September 16, 2015

Why We Link

It is Friday night dinner again, and the Business Professor asks straight out why anyone would want to bother with hypertext narrative. I handle this question badly in social settings. I understand the underlying family traumas; sorry, Freud, but knowing doesn’t help that much.

It’s time for a fresh tilt at that windmill; here are some thoughts for an introduction to Getting Started With Hypertext Narrative.

Comments and improvements welcome: Email me.

The future of serious writing lies on the computer screen. That future, indeed, is already upon us. We compose on the computers, we read our mail on computers, and increasingly we read our novels and textbooks on computers.

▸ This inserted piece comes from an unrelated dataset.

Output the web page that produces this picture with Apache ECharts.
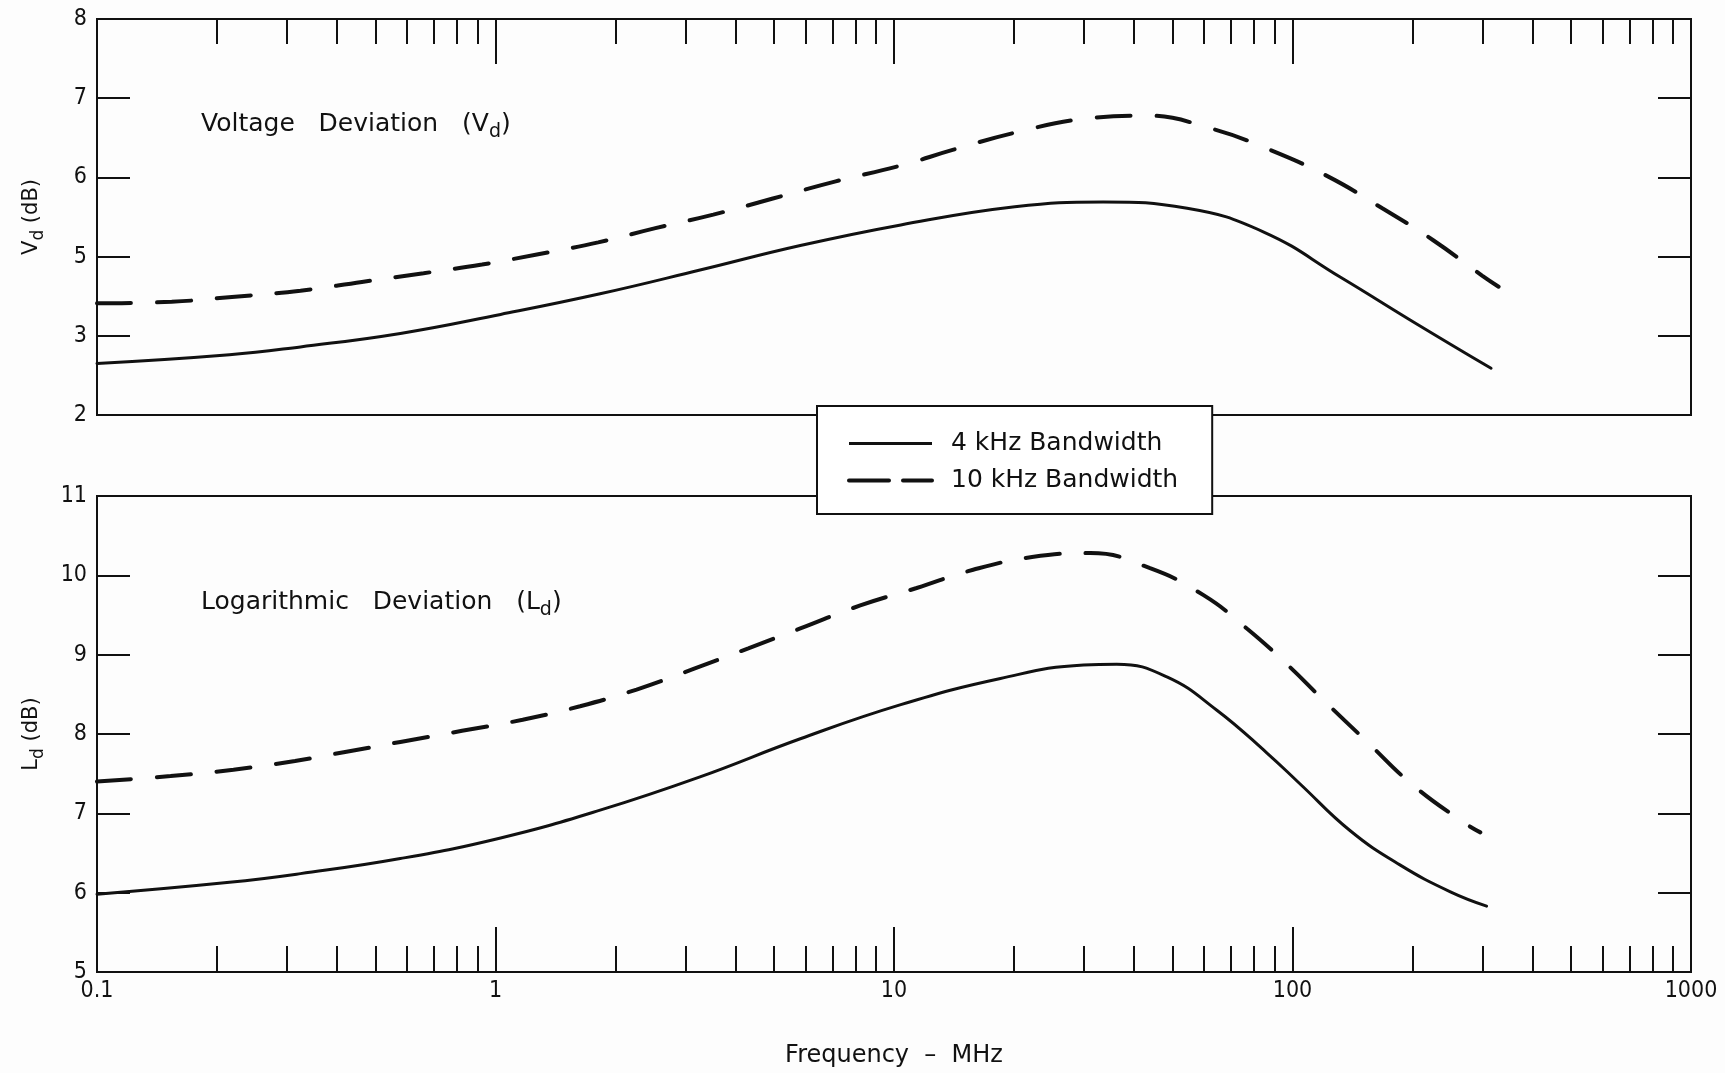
<!DOCTYPE html>
<html>
<head>
<meta charset="utf-8">
<script src="https://cdn.jsdelivr.net/npm/echarts@6/dist/echarts.min.js"></script>
<style>
    html, body { margin: 0; padding: 0; background: #fdfdfd; }
    #chart { width: 1725px; height: 1073px; }
</style>
</head>
<body>
<div id="chart"></div>
<script>
// values: frequency in MHz, deviation in dB
const vd_4k_freq = [0.1, 0.215, 0.324, 0.577, 1.03, 1.83, 3.26, 5.82, 10.4, 20.1, 33.5, 54.4, 84.7, 132, 205, 315];
const vd_4k_db = [3.65, 3.76, 3.86, 4.03, 4.27, 4.53, 4.83, 5.14, 5.40, 5.63, 5.69, 5.61, 5.31, 4.74, 4.15, 3.59];

const vd_10k_freq = [0.1, 0.154, 0.218, 0.324, 0.462, 0.66, 0.925, 1.28, 1.81, 2.52, 3.52, 4.94, 7.14, 10.4, 14.1, 20.3, 30, 43.1, 62.3, 87.6, 123, 168, 225, 299, 329];
const vd_10k_db = [4.41, 4.43, 4.49, 4.57, 4.68, 4.79, 4.90, 5.03, 5.18, 5.36, 5.53, 5.73, 5.95, 6.15, 6.35, 6.57, 6.74, 6.78, 6.62, 6.35, 6.01, 5.61, 5.21, 4.76, 4.62];

const ld_4k_freq = [0.1, 0.215, 0.324, 0.577, 1.03, 1.83, 3.26, 5.82, 10.4, 18.5, 29.9, 36.2, 48.4, 64.6, 86.3, 104.5, 139.6, 186, 249, 307];
const ld_4k_db = [5.98, 6.13, 6.24, 6.43, 6.69, 7.04, 7.46, 7.94, 8.37, 8.70, 8.87, 8.88, 8.72, 8.30, 7.76, 7.37, 6.78, 6.35, 6.01, 5.83];

const ld_10k_freq = [0.1, 0.153, 0.22, 0.314, 0.416, 0.577, 0.824, 1.17, 1.63, 2.26, 3.14, 4.31, 5.82, 8.23, 11.4, 15.8, 22.2, 31.1, 43.9, 59.8, 76.8, 96.8, 120, 154, 199, 266, 296];
const ld_10k_db = [7.40, 7.47, 7.55, 7.66, 7.77, 7.90, 8.04, 8.18, 8.35, 8.56, 8.82, 9.08, 9.33, 9.62, 9.84, 10.07, 10.23, 10.28, 10.09, 9.75, 9.33, 8.88, 8.42, 7.90, 7.37, 6.90, 6.76];

// axis ticks
const minor_ticks = [0.2, 0.3, 0.4, 0.5, 0.6, 0.7, 0.8, 0.9,
    2, 3, 4, 5, 6, 7, 8, 9,
    20, 30, 40, 50, 60, 70, 80, 90,
    200, 300, 400, 500, 600, 700, 800, 900];
const major_ticks = [1, 10, 100];
const freq_labels = [0.1, 1, 10, 100, 1000];
// the Vd scale is printed 2,3,5,6,7,8 on the original (no 4)
const vd_tick_labels = ['2', '3', '5', '6', '7', '8'];

const FONT = '"DejaVu Sans", sans-serif';
const NUM_FONT = '"Liberation Sans Narrow", "DejaVu Sans Condensed", sans-serif';
const INK = '#111';

function sub_rich(size, sub_size, shift) {
    return {
        n: {fontFamily: FONT, fontSize: size, fontWeight: 'normal', color: INK, padding: [0, 0, shift, 0]},
        s: {fontFamily: FONT, fontSize: sub_size, fontWeight: 'normal', color: INK, padding: [shift, 0, 0, 0]},
    };
}

function log_x(grid, position, ticks, len, extra = {}) {
    let ax = {
        type: 'log', logBase: 10, min: 0.1, max: 1000,
        gridIndex: grid, position: position,
        axisLine: {show: false},
        axisTick: {show: true, inside: true, length: len, customValues: ticks,
            lineStyle: {color: INK, width: 2}},
        axisLabel: {show: false},
        splitLine: {show: false},
    };
    for (let key in extra) ax[key] = extra[key];
    return ax;
}

function db_y(grid, position, min, max, extra = {}) {
    let ax = {
        type: 'value', gridIndex: grid, position: position,
        min: min, max: max, interval: 1,
        axisLine: {show: false},
        axisTick: {show: true, inside: true, length: 33, lineStyle: {color: INK, width: 2}},
        axisLabel: {show: false},
        splitLine: {show: false},
    };
    for (let key in extra) ax[key] = extra[key];
    return ax;
}

function curve(name, xi, yi, freq, db, dashed) {
    return {
        name: name, type: 'line', xAxisIndex: xi, yAxisIndex: yi,
        data: freq.map((f, i) => [f, db[i]]),
        symbol: 'none', smooth: 0.45, silent: true,
        itemStyle: {color: INK},
        lineStyle: dashed
            ? {color: INK, width: 4, type: [34, 26], cap: 'round'}
            : {color: INK, width: 3, cap: 'round'},
    };
}

let chart = echarts.init(document.getElementById('chart'), null, {renderer: 'canvas'});

let option = {
    backgroundColor: '#fdfdfd',
    animation: false,
    title: [
        {text: '{n|Voltage   Deviation   (V}{s|d}{n|)}', left: 196, top: 107,
            textStyle: {rich: sub_rich(25, 19, 8)}},
        {text: '{n|Logarithmic   Deviation   (L}{s|d}{n|)}', left: 196, top: 585,
            textStyle: {rich: sub_rich(25, 19, 8)}},
    ],
    legend: {
        orient: 'vertical', left: 817, top: 406,
        padding: [25, 34, 21, 30], itemGap: 12, itemWidth: 83, itemHeight: 20,
        backgroundColor: '#fff', borderColor: INK, borderWidth: 2,
        selectedMode: false,
        itemStyle: {color: 'rgba(0,0,0,0)', borderWidth: 0},
        lineStyle: {color: INK, width: 3, cap: 'butt'},
        textStyle: {fontFamily: FONT, fontSize: 25, color: INK, padding: [0, 0, 0, 14]},
        data: [
            {name: '4 kHz Bandwidth'},
            {name: '10 kHz Bandwidth', lineStyle: {width: 4, type: [40, 14], cap: 'round'}},
        ],
    },
    grid: [
        {left: 97, top: 19, width: 1594, height: 396, show: true,
            borderColor: INK, borderWidth: 2, backgroundColor: 'transparent'},
        {left: 97, top: 496, width: 1594, height: 476, show: true,
            borderColor: INK, borderWidth: 2, backgroundColor: 'transparent'},
    ],
    xAxis: [
        log_x(0, 'top', minor_ticks, 25),
        log_x(0, 'top', major_ticks, 45),
        log_x(1, 'bottom', minor_ticks, 26),
        log_x(1, 'bottom', major_ticks, 45, {
            axisLabel: {show: true, customValues: freq_labels, margin: 8,
                fontFamily: NUM_FONT, fontSize: 23, color: INK,
                formatter: (v) => String(+Number(v).toPrecision(3))},
            name: 'Frequency  –  MHz', nameLocation: 'middle', nameGap: 72,
            nameTextStyle: {fontFamily: FONT, fontSize: 24, color: INK},
        }),
    ],
    yAxis: [
        db_y(0, 'left', 3, 8, {
            axisLabel: {show: true, margin: 10, fontFamily: NUM_FONT, fontSize: 23, color: INK,
                formatter: (v) => vd_tick_labels[Math.round(v) - 3]},
            name: '{n|V}{s|d}{n| (dB)}', nameLocation: 'middle', nameGap: 48, nameRotate: 90,
            nameTextStyle: {rich: sub_rich(21, 17, 7)},
        }),
        db_y(0, 'right', 3, 8),
        db_y(1, 'left', 5, 11, {
            axisLabel: {show: true, margin: 10, fontFamily: NUM_FONT, fontSize: 23, color: INK},
            name: '{n|L}{s|d}{n| (dB)}', nameLocation: 'middle', nameGap: 48, nameRotate: 90,
            nameTextStyle: {rich: sub_rich(21, 17, 7)},
        }),
        db_y(1, 'right', 5, 11),
    ],
    series: [
        curve('4 kHz Bandwidth', 0, 0, vd_4k_freq, vd_4k_db, false),
        curve('10 kHz Bandwidth', 0, 0, vd_10k_freq, vd_10k_db, true),
        curve('4 kHz Bandwidth', 2, 2, ld_4k_freq, ld_4k_db, false),
        curve('10 kHz Bandwidth', 2, 2, ld_10k_freq, ld_10k_db, true),
    ],
};

chart.setOption(option);
</script>
</body>
</html>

Today, most of what we read is written as if it would be read on paper. We no longer write on paper and we no longer read on paper, yet our computers, our tablets, and our ebook readers simulate paper. Indeed, they go to great lengths to copy the inconveniences of paper, the awkwardness of turning the page, or the arbitrary limits it imposes on our margin notes. Most significantly, we still write books as if they were to be mass-produced by factories, one page forever following another in a fixed and inalterable sequence, one size fits all. We don’t use links much, and we don’t use them wisely.

Hypertext is, simply, writing that uses links; hypertext narrative is telling stories (and histories) that use links. Links let us write in new ways for new audiences. Links should let us tell stories that were once difficult to tell. Though links can sometimes let us alter the story, changing “what happens” in different readings, we more frequently will use links to change the plot, changing “how we explain what happened.”

Why does this matter?

These notes explore some lessons we have learned from the first twenty-five years of hypertext narrative.